The necessity of the church, however, does not entail her infallibility. Protestants have often compared the church’s role in the process of canonization to that of John the Baptist in pointing to Christ: It is a ministerial role of witness or testimony. That the church is entrusted with such a task in no way grants her infallible authority parallel to Scripture any more than John the Baptist possessed parallel authority to Christ. Rather, the one testifying is subordinate to that which receives the testimony. As Johannes Wollebius put it, “As it is foolish to tell us that the candle receives its light from the candlestick that supports it, so it is ridiculous to ascribe the Scripture’s authority to the church.”3

Infallibility is not necessary for canonization since the church’s responsibility is not constituting Scripture but simply recognizing it. Such recognition is not itself the action of an infallible agent. As J. I. Packer more recently stated, “The Church no more gave us the New Testament canon than Sir Isaac Newton gave us the force of gravity. . . . Newton did not create gravity but recognized it.”4 Another metaphor for this action of the church used by the Anglican theologian William Whitaker is that of a goldsmith discerning true gold from other metals: “The goldsmith with his scales and touchstone can distinguish gold from copper and other metals; wherein he does not make gold . . . but only indicates what is gold. . . . In like manner the Church acknowledges the Scriptures and declares them to be divine.”5

Ultimately, the trustworthiness of the canon is rooted in the guidance of the Holy Spirit, as well as the progressive nature of revelation itself. Thus, the Italian Reformer Peter Martyr Vermigli pointed out that in the work of discerning the Word of God, the church does not start from scratch, but measures each book against the previous revelation she has already received from God.
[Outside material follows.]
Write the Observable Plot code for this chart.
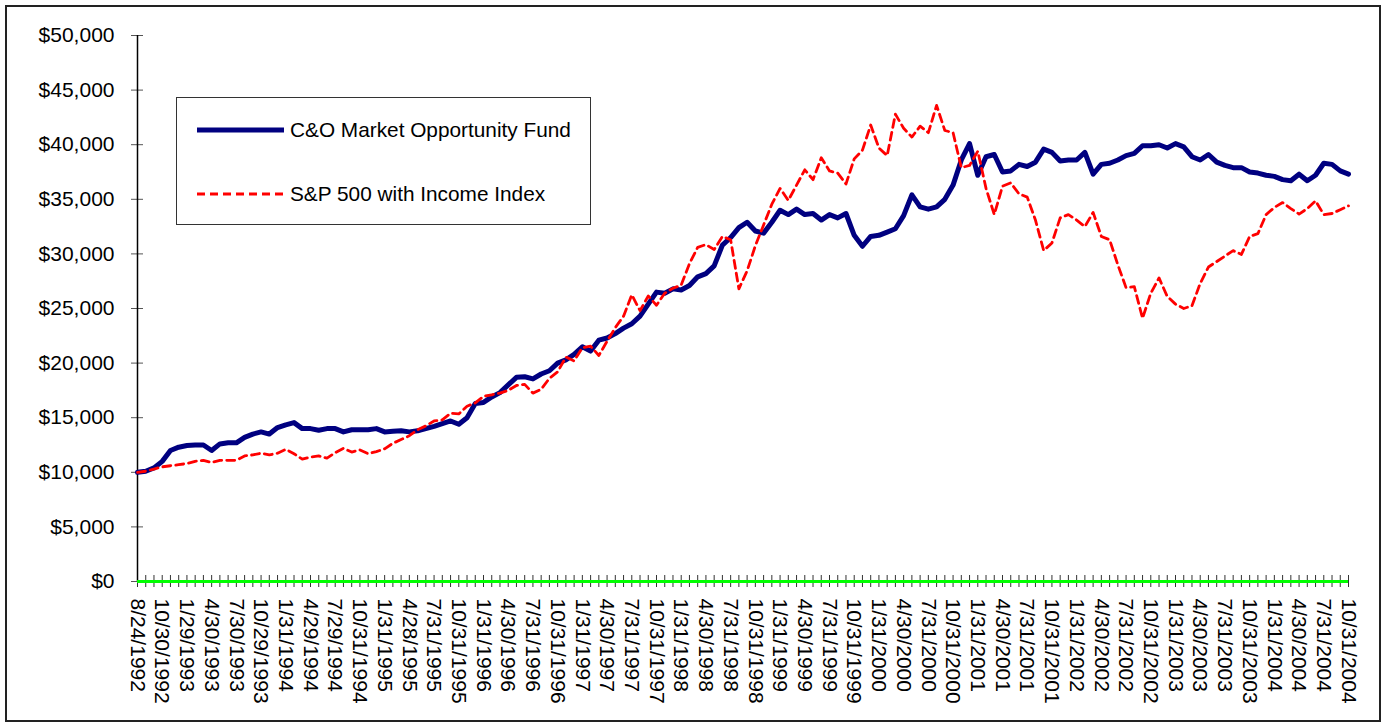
<!DOCTYPE html>
<html><head><meta charset="utf-8">
<script src="https://cdn.jsdelivr.net/npm/d3@7"></script>
<script src="https://cdn.jsdelivr.net/npm/@observablehq/plot@0.6"></script>
<style>
body{margin:0;background:#fff;font-family:"Liberation Sans",Arial,sans-serif}
#wrap{position:relative;width:1386px;height:724px;overflow:hidden}
#border{position:absolute;left:5px;top:5px;width:1372px;height:713px;border:2px solid #222;pointer-events:none}
#legend{position:absolute;left:176px;top:97px;width:413px;height:126px;border:1px solid #333;background:#fff}
#legend .t{position:absolute;left:113px;font-size:20.8px;line-height:24px;white-space:nowrap;color:#000}
</style></head><body><div id="wrap"></div>
<script>
// values in thousands of dollars, one per category (8/24/1992, then month ends to 10/31/2004)
const fund = [10.0,10.1,10.4,11.0,12.0,12.3,12.45,12.5,12.5,12.0,12.6,12.7,12.7,13.2,13.5,13.7,13.5,14.1,14.35,14.55,
14.0,14.0,13.85,14.0,14.0,13.7,13.9,13.9,13.9,14.0,13.7,13.75,13.8,13.7,13.8,14.0,14.2,14.45,14.7,14.4,
15.0,16.3,16.4,16.9,17.3,18.0,18.7,18.75,18.55,19.0,19.3,20.0,20.3,20.8,21.5,21.1,22.1,22.3,22.7,23.2,
23.6,24.3,25.4,26.5,26.4,26.8,26.7,27.1,27.9,28.2,28.9,30.8,31.5,32.4,32.9,32.1,31.9,32.9,34.0,33.6,
34.1,33.6,33.7,33.1,33.6,33.3,33.7,31.7,30.7,31.6,31.7,32.0,32.3,33.5,35.4,34.3,34.1,34.3,35.0,36.3,
38.6,40.1,37.2,38.9,39.1,37.5,37.6,38.2,38.0,38.4,39.6,39.3,38.5,38.6,38.6,39.3,37.3,38.2,38.3,38.6,
39.0,39.2,39.9,39.9,40.0,39.7,40.1,39.8,38.9,38.6,39.1,38.4,38.1,37.9,37.9,37.5,37.4,37.2,37.1,36.8,
36.7,37.3,36.7,37.2,38.3,38.2,37.6,37.3];
const spx = [10.0,10.1,10.3,10.5,10.6,10.7,10.8,11.0,11.1,10.9,11.1,11.1,11.1,11.5,11.6,11.75,11.6,11.75,12.1,11.7,
11.2,11.4,11.5,11.3,11.8,12.2,11.85,12.05,11.7,11.9,12.15,12.65,13.0,13.35,13.9,14.25,14.7,14.8,15.4,15.35,
16.05,16.35,16.95,17.1,17.25,17.5,17.95,18.05,17.25,17.6,18.6,19.2,20.55,20.2,21.4,21.55,20.7,22.0,23.25,24.3,
26.25,24.8,26.15,25.3,26.4,26.85,27.15,29.1,30.6,30.85,30.4,31.6,31.3,26.8,28.45,30.75,32.65,34.55,36.0,34.9,
36.3,37.7,36.8,38.8,37.6,37.4,36.4,38.7,39.5,41.8,39.7,39.0,42.8,41.5,40.7,41.7,41.1,43.6,41.3,41.1,
37.9,38.1,39.4,36.0,33.6,36.2,36.5,35.5,35.2,33.1,30.3,31.0,33.3,33.6,33.1,32.5,33.8,31.6,31.3,29.0,
26.9,27.0,24.1,26.4,27.8,26.1,25.4,25.0,25.25,27.3,28.8,29.3,29.8,30.3,29.95,31.6,31.85,33.6,34.25,34.7,
34.15,33.65,34.15,34.85,33.6,33.7,34.05,34.4];
const tickLabels = ["8/24/1992","10/30/1992","1/29/1993","4/30/1993","7/30/1993","10/29/1993","1/31/1994","4/29/1994","7/29/1994","10/31/1994",
"1/31/1995","4/28/1995","7/31/1995","10/31/1995","1/31/1996","4/30/1996","7/31/1996","10/31/1996","1/31/1997","4/30/1997",
"7/31/1997","10/31/1997","1/31/1998","4/30/1998","7/31/1998","10/31/1998","1/31/1999","4/30/1999","7/31/1999","10/31/1999",
"1/31/2000","4/30/2000","7/31/2000","10/31/2000","1/31/2001","4/30/2001","7/31/2001","10/31/2001","1/31/2002","4/30/2002",
"7/31/2002","10/31/2002","1/31/2003","4/30/2003","7/31/2003","10/31/2003","1/31/2004","4/30/2004","7/31/2004","10/31/2004"];
const yTicks = [0,5000,10000,15000,20000,25000,30000,35000,40000,45000,50000];
const seriesNames = ["C&O Market Opportunity Fund","S&P 500 with Income Index"];

const fundData = fund.map((v,i)=>({i, v:v*1000}));
const spxData = spx.map((v,i)=>({i, v:v*1000}));
const idx = d3.range(fund.length);
const fmt = d => "$" + d3.format(",")(d);

const chart = Plot.plot({
  width:1386, height:724,
  marginLeft:137, marginRight:38, marginTop:35, marginBottom:143,
  style:{fontFamily:"'Liberation Sans', Arial, sans-serif", fontSize:"21px", color:"#000", background:"transparent", overflow:"visible"},
  x:{type:"linear", domain:[0, fund.length-1]},
  y:{domain:[0,50000]},
  marks:[
    Plot.axisY({ticks:yTicks, tickSize:0, tickPadding:23, tickFormat:fmt, label:null}),
    Plot.axisY({ticks:yTicks, tickSize:12, dx:6, tickFormat:()=>"", label:null, stroke:"#555"}),
    Plot.axisX({ticks:idx, tickSize:12, dy:-6, tickFormat:()=>"", label:null, stroke:"#333"}),
    Plot.axisX({ticks:idx.filter(i=>i%3===0), tickSize:0, tickPadding:17, tickRotate:90, tickFormat:i=>tickLabels[i/3], label:null}),
    Plot.ruleX([0], {stroke:"#000", strokeWidth:1.5}),
    Plot.ruleY([0], {stroke:"#00ff00", strokeWidth:3}),
    Plot.line(fundData, {x:"i", y:"v", stroke:"#000080", strokeWidth:5, strokeLinejoin:"round"}),
    Plot.line(spxData, {x:"i", y:"v", stroke:"#ff0000", strokeWidth:2.8, strokeDasharray:"8,5"})
  ]
});
const wrap = document.getElementById("wrap");
wrap.appendChild(chart);
const border = document.createElement("div"); border.id="border"; wrap.appendChild(border);
const lg = document.createElement("div"); lg.id="legend";
lg.innerHTML = `<svg width="413" height="126" style="position:absolute;left:0;top:0">
<line x1="20" x2="107" y1="32" y2="32" stroke="#000080" stroke-width="5"/>
<line x1="20" x2="107" y1="96" y2="96" stroke="#ff0000" stroke-width="2.8" stroke-dasharray="8,5"/></svg>`;
seriesNames.forEach((n,k)=>{const t=document.createElement("div");t.className="t";t.style.top=(k?84:20)+"px";t.textContent=n;lg.appendChild(t);});
wrap.appendChild(lg);
</script></body></html>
As Richard Muller expounds Vermigli’s view, the church “adjudges the canon only as she is taught so to do by the Spirit of Christ, her Teacher, and by the comparison of Scripture with Scripture— even as a counterfeit letter is proved by comparison with a genuine letter.”6 Muller points out that in explaining the church’s role in this way, Vermigli and other early Protestants like William Tyndale were not innovating—they were simply  repeating a view that had strong attestation in medieval scholastic debate, most recently by the fifteenth-century theologian Wessel Gansfort.7 The idea of a hierarchy of authorities, with the Scripture at the top over other subordinate (but necessary) authorities, was by no means a novel approach in the sixteenth century.

To state the point plainly, setting sola Scriptura at odds with the process of canonization confuses the recognition of infallibility with the possession of infallibility. The simple fact is that it is not necessary to be infallible to discern that which is infallible. When Moses heard God at the burning bush, he didn’t need a second voice whispering in his ear that this was indeed God. This is what Protestants intend when they speak of Scripture as self-authenticating. This simply means that the ultimate ground on which we receive the Scripture is inherent in it, rather than external to it. For there is no higher authority the Word of God could rest upon than the Spirit speaking through it. If you think you do have to possess infallibility to discern infallibility, you have a continual regress, because now you need infallibility to receive and interpret the infallible teachings of your church.

There is one way we can know with certainty that the church does not need infallibility to discern the canon: the facts of history. It just didn’t happen that way. With respect to the New Testament canon, scholars debate the exact date of its finalization, but it is generally seen to have become fully settled in the fourth century. The process of canonization leading to that point was bottom up, not top down. It was a gradual, cumulative, widespread, and organic process by which the church discerned the Word of God through the enabling direction of the Holy Spirit. It was not the result of an infallible statement from the Pope of Rome or an ecumenical council.